TASK STATEMENT | Among the records below, find each line that includes the string "chart" and copy it.

-- BEGIN SUPPLIED MATERIAL --

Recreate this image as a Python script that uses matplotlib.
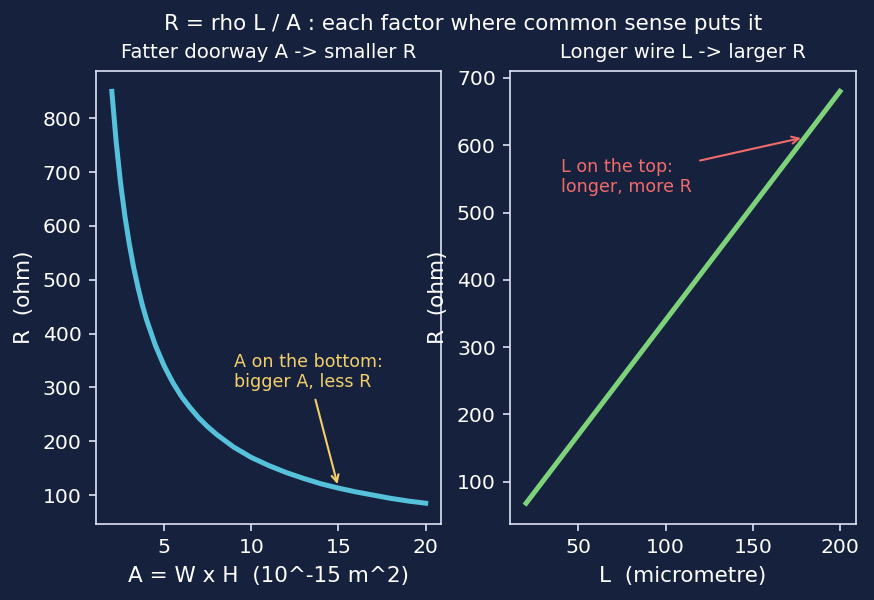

-- END SUPPLIED MATERIAL --
-- BEGIN SUPPLIED MATERIAL --

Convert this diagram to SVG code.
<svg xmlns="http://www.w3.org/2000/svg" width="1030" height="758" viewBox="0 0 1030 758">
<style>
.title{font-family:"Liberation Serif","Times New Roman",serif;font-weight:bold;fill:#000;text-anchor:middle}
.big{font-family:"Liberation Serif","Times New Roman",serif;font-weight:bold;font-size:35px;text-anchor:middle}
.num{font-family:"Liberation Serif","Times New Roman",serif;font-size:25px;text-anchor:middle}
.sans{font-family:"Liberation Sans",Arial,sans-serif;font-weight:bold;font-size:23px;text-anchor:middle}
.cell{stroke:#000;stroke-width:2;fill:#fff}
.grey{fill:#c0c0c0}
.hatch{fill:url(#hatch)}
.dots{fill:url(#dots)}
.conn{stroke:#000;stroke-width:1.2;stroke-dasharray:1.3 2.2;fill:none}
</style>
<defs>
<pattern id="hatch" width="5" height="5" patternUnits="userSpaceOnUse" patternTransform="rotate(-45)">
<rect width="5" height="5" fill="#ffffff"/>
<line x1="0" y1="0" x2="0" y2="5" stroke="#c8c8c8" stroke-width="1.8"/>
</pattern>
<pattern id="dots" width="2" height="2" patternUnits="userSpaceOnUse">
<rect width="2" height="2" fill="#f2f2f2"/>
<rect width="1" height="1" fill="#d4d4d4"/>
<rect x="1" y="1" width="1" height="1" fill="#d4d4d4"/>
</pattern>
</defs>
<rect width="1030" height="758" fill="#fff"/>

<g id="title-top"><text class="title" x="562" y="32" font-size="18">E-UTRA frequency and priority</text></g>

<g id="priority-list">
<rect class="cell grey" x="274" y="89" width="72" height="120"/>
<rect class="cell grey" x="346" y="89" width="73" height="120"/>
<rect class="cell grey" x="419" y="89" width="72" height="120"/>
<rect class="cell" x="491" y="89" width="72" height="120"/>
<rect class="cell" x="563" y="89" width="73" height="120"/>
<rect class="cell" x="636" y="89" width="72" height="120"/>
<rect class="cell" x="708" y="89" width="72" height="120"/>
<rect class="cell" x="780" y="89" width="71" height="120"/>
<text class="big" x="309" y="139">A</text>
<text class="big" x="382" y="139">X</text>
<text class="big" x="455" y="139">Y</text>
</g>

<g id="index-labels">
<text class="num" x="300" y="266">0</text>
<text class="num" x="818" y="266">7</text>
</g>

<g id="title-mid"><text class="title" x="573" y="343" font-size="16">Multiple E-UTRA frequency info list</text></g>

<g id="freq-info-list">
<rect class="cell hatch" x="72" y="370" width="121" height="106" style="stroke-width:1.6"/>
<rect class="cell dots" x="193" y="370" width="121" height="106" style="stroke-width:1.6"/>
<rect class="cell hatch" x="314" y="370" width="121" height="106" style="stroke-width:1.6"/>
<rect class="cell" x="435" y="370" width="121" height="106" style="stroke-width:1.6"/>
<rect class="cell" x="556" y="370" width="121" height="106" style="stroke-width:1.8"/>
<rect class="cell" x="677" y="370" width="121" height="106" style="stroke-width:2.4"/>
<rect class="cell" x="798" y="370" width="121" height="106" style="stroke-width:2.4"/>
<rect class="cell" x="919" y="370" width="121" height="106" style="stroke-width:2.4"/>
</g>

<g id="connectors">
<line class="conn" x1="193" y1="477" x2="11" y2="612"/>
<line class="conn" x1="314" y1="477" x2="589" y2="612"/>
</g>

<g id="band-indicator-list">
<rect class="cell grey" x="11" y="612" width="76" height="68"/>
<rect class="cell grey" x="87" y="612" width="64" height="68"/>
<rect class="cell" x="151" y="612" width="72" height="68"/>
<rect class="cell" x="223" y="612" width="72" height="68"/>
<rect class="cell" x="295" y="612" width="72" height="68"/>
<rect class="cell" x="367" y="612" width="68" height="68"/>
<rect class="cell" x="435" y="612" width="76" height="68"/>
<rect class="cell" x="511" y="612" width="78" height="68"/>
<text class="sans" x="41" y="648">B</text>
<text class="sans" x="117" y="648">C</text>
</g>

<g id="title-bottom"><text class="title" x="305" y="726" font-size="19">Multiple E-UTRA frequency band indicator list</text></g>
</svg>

-- END SUPPLIED MATERIAL --
-- BEGIN SUPPLIED MATERIAL --

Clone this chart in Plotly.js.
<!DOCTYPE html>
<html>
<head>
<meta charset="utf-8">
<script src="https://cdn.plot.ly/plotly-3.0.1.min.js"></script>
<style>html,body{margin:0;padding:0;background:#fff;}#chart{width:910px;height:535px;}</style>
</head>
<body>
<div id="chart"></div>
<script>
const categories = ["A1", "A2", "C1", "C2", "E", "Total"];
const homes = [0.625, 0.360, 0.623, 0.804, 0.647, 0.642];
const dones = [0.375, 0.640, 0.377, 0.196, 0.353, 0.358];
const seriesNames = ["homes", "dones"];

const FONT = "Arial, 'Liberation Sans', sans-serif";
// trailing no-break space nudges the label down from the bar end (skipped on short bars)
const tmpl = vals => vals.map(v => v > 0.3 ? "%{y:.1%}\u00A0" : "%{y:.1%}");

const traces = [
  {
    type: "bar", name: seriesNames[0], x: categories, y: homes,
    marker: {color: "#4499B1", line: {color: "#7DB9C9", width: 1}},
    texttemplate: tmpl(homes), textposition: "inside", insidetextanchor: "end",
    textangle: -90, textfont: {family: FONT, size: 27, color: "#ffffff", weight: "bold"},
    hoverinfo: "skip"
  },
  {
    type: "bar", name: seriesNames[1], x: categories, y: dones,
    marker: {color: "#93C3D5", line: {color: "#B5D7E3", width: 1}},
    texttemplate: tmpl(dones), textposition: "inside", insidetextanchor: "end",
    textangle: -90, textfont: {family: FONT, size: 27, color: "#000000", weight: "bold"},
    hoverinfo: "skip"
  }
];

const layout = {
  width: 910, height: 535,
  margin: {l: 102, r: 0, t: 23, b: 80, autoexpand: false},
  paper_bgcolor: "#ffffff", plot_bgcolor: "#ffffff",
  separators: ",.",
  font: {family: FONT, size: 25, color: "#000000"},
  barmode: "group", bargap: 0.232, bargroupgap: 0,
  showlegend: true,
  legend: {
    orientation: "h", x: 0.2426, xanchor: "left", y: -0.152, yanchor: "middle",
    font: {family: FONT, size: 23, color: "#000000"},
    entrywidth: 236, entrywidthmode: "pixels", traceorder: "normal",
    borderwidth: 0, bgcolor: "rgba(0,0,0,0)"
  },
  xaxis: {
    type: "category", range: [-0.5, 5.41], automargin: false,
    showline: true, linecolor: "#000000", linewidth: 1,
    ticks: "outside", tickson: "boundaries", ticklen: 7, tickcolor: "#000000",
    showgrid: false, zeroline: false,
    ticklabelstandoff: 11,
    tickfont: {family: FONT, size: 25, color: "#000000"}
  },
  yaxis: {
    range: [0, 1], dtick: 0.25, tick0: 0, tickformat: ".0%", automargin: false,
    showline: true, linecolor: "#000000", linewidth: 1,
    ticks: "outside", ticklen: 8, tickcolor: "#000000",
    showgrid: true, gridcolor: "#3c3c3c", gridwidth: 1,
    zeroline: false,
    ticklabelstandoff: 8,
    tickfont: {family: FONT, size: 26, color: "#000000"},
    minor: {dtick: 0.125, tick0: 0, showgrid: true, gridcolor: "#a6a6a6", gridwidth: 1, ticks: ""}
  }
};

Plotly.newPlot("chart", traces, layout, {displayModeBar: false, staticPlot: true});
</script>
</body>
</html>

-- END SUPPLIED MATERIAL --

RESULT BELOW |
Clone this chart in Plotly.js.
<style>html,body{margin:0;padding:0;background:#fff;}#chart{width:910px;height:535px;}</style>
<div id="chart"></div>
Plotly.newPlot("chart", traces, layout, {displayModeBar: false, staticPlot: true});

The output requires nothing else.